▶ [Supplied data]
-- -- --
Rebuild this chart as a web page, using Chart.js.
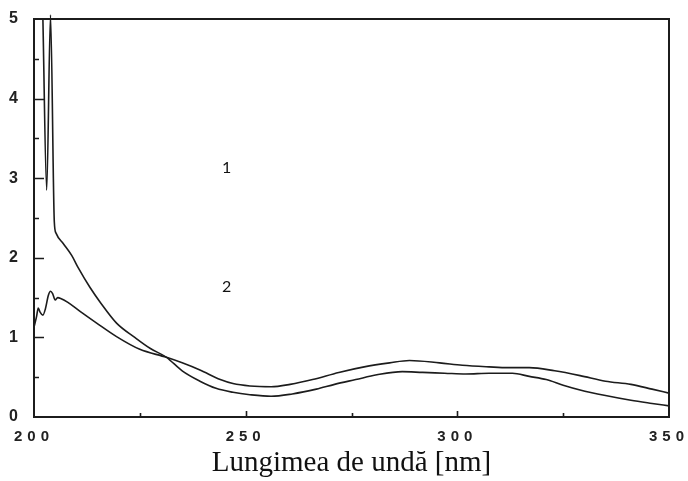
<!DOCTYPE html>
<html>
<head>
<meta charset="utf-8">
<script src="https://cdn.jsdelivr.net/npm/chart.js@4/dist/chart.umd.min.js"></script>
<style>
  html, body { margin: 0; padding: 0; background: #fff; }
  #wrap { width: 688px; height: 481px; }
</style>
</head>
<body>
<div id="wrap"><canvas id="c" width="688" height="481"></canvas></div>
<script>
// Absorption spectra, wavelength in nm, absorbance in absorbance units
const wavelength1 = [202.1, 203.0, 203.9, 204.8, 205.2, 206.9, 208.9, 210.5, 213.2, 215.8, 219.5, 223.8, 227.5, 231.3, 235.0, 239.2, 243.0, 247.0, 251.0, 256.0, 261.0, 266.7, 271.0, 276.0, 281.0, 287.0, 291.8, 297.0, 302.0, 307.5, 313.0, 317.0, 321.0, 325.0, 329.0, 335.0, 341.0, 346.0, 350.0];
const absorbance1 = [5.00, 2.85, 5.05, 2.45, 2.31, 2.18, 2.03, 1.87, 1.63, 1.43, 1.18, 1.00, 0.86, 0.75, 0.58, 0.45, 0.36, 0.31, 0.28, 0.26, 0.29, 0.35, 0.41, 0.47, 0.53, 0.57, 0.56, 0.55, 0.54, 0.55, 0.55, 0.51, 0.47, 0.40, 0.34, 0.27, 0.21, 0.17, 0.14];

const wavelength2 = [200.0, 200.6, 201.0, 201.4, 202.1, 202.7, 203.4, 203.9, 204.4, 205.0, 205.6, 206.3, 208.0, 210.8, 214.8, 219.5, 225.0, 231.3, 235.0, 239.2, 244.0, 247.0, 251.0, 256.0, 260.5, 265.8, 272.0, 278.0, 284.0, 288.7, 295.8, 301.2, 307.5, 312.0, 317.0, 323.0, 329.0, 335.0, 341.0, 346.0, 350.0];
const absorbance2 = [1.13, 1.26, 1.37, 1.32, 1.28, 1.36, 1.53, 1.58, 1.55, 1.47, 1.50, 1.49, 1.44, 1.33, 1.18, 1.01, 0.85, 0.75, 0.68, 0.59, 0.47, 0.42, 0.39, 0.38, 0.41, 0.47, 0.56, 0.63, 0.68, 0.71, 0.68, 0.65, 0.63, 0.62, 0.62, 0.58, 0.52, 0.45, 0.41, 0.35, 0.30];

const xTickValues = [200, 250, 300, 350];
const yTickValues = [0, 1, 2, 3, 4, 5];
const xMinorStep = 25;
const yMinorStep = 0.5;
const curveNames = ['1', '2'];
const xTitle = 'Lungimea de undă [nm]';

const toPoints = (xs, ys) => xs.map((x, i) => ({ x: x, y: ys[i] }));

const ink = '#1c1c1c';

// Frame, inward tick marks and curve numbers
const framePlugin = {
  id: 'framePlugin',
  afterDatasetsDraw(chart) {
    const { ctx, chartArea: a, scales: { x, y } } = chart;
    ctx.save();
    ctx.strokeStyle = ink;
    ctx.lineWidth = 2;
    ctx.strokeRect(a.left, a.top, a.right - a.left, a.bottom - a.top);

    ctx.lineWidth = 1.6;
    ctx.beginPath();
    for (let v = x.min + xMinorStep; v < x.max; v += xMinorStep) {
      const px = Math.round(x.getPixelForValue(v)) + 0.5;
      const len = (v % 50 === 0) ? 6 : 4;
      ctx.moveTo(px, a.bottom);
      ctx.lineTo(px, a.bottom - len);
    }
    for (let v = y.min + yMinorStep; v < y.max; v += yMinorStep) {
      const py = Math.round(y.getPixelForValue(v)) + 0.5;
      const len = (Math.abs(v - Math.round(v)) < 1e-6) ? 10 : 5;
      ctx.moveTo(a.left, py);
      ctx.lineTo(a.left + len, py);
    }
    ctx.stroke();

    // curve numbers, placed in data units
    ctx.fillStyle = '#111';
    ctx.font = '16px Lato, "Open Sans", sans-serif';
    ctx.textAlign = 'center';
    ctx.textBaseline = 'middle';
    const anchors = [[245.5, 3.13], [245.5, 1.64]];
    curveNames.forEach((t, i) => {
      ctx.fillText(t, x.getPixelForValue(anchors[i][0]), y.getPixelForValue(anchors[i][1]));
    });
    ctx.restore();

    // x tick labels are drawn after this hook, with wide letter spacing
    ctx.letterSpacing = '5px';
  },
  afterDraw(chart) {
    chart.ctx.letterSpacing = '0px';
  }
};

const lineStyle = {
  borderColor: ink,
  borderWidth: 1.6,
  pointRadius: 0,
  showLine: true,
  fill: false,
  cubicInterpolationMode: 'monotone',
  clip: { left: 0, right: 0, top: 8, bottom: 0 }
};

new Chart(document.getElementById('c'), {
  type: 'scatter',
  data: {
    datasets: [
      Object.assign({ label: curveNames[0], data: toPoints(wavelength1, absorbance1) }, lineStyle),
      Object.assign({ label: curveNames[1], data: toPoints(wavelength2, absorbance2) }, lineStyle)
    ]
  },
  options: {
    responsive: false,
    animation: false,
    devicePixelRatio: 1,
    layout: { padding: { top: 19, right: 19, left: 0, bottom: 0 } },
    plugins: {
      legend: { display: false },
      tooltip: { enabled: false }
    },
    scales: {
      x: {
        type: 'linear',
        min: 200,
        max: 350,
        afterBuildTicks: s => { s.ticks = xTickValues.map(v => ({ value: v })); },
        afterFit: s => { s.height = 64; s.paddingLeft = 0; s.paddingRight = 0; },
        grid: { display: false, drawTicks: false },
        border: { display: false },
        ticks: {
          z: 1,
          padding: 11,
          maxRotation: 0,
          autoSkip: false,
          color: '#222',
          font: { family: '"Liberation Sans", Arial, sans-serif', size: 15, weight: 'bold' }
        },
        title: {
          display: true,
          text: xTitle,
          color: '#111',
          font: { family: '"Liberation Serif", "Times New Roman", serif', size: 29 },
          padding: { top: 0, bottom: 0 }
        }
      },
      y: {
        type: 'linear',
        min: 0,
        max: 5,
        afterBuildTicks: s => { s.ticks = yTickValues.map(v => ({ value: v })); },
        afterFit: s => { s.width = 34; s.paddingTop = 0; s.paddingBottom = 0; },
        grid: { display: false, drawTicks: false },
        border: { display: false },
        ticks: {
          padding: 16,
          color: '#222',
          font: { family: '"Liberation Sans", Arial, sans-serif', size: 16, weight: 'bold' }
        }
      }
    }
  },
  plugins: [framePlugin]
});
</script>
</body>
</html>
-- -- --
▶ [Aim of the task] Please quote the lines of the material, beginning with the first and ending with the one that contains "0.41, 0.35, 0.30];", exactly as written and without any pictures.

▶ [Task output]
Rebuild this chart as a web page, using Chart.js.
<!DOCTYPE html>
<html>
<head>
<meta charset="utf-8">
<script src="https://cdn.jsdelivr.net/npm/chart.js@4/dist/chart.umd.min.js"></script>
<style>
  html, body { margin: 0; padding: 0; background: #fff; }
  #wrap { width: 688px; height: 481px; }
</style>
</head>
<body>
<div id="wrap"><canvas id="c" width="688" height="481"></canvas></div>
<script>
// Absorption spectra, wavelength in nm, absorbance in absorbance units
const wavelength1 = [202.1, 203.0, 203.9, 204.8, 205.2, 206.9, 208.9, 210.5, 213.2, 215.8, 219.5, 223.8, 227.5, 231.3, 235.0, 239.2, 243.0, 247.0, 251.0, 256.0, 261.0, 266.7, 271.0, 276.0, 281.0, 287.0, 291.8, 297.0, 302.0, 307.5, 313.0, 317.0, 321.0, 325.0, 329.0, 335.0, 341.0, 346.0, 350.0];
const absorbance1 = [5.00, 2.85, 5.05, 2.45, 2.31, 2.18, 2.03, 1.87, 1.63, 1.43, 1.18, 1.00, 0.86, 0.75, 0.58, 0.45, 0.36, 0.31, 0.28, 0.26, 0.29, 0.35, 0.41, 0.47, 0.53, 0.57, 0.56, 0.55, 0.54, 0.55, 0.55, 0.51, 0.47, 0.40, 0.34, 0.27, 0.21, 0.17, 0.14];

const wavelength2 = [200.0, 200.6, 201.0, 201.4, 202.1, 202.7, 203.4, 203.9, 204.4, 205.0, 205.6, 206.3, 208.0, 210.8, 214.8, 219.5, 225.0, 231.3, 235.0, 239.2, 244.0, 247.0, 251.0, 256.0, 260.5, 265.8, 272.0, 278.0, 284.0, 288.7, 295.8, 301.2, 307.5, 312.0, 317.0, 323.0, 329.0, 335.0, 341.0, 346.0, 350.0];
const absorbance2 = [1.13, 1.26, 1.37, 1.32, 1.28, 1.36, 1.53, 1.58, 1.55, 1.47, 1.50, 1.49, 1.44, 1.33, 1.18, 1.01, 0.85, 0.75, 0.68, 0.59, 0.47, 0.42, 0.39, 0.38, 0.41, 0.47, 0.56, 0.63, 0.68, 0.71, 0.68, 0.65, 0.63, 0.62, 0.62, 0.58, 0.52, 0.45, 0.41, 0.35, 0.30];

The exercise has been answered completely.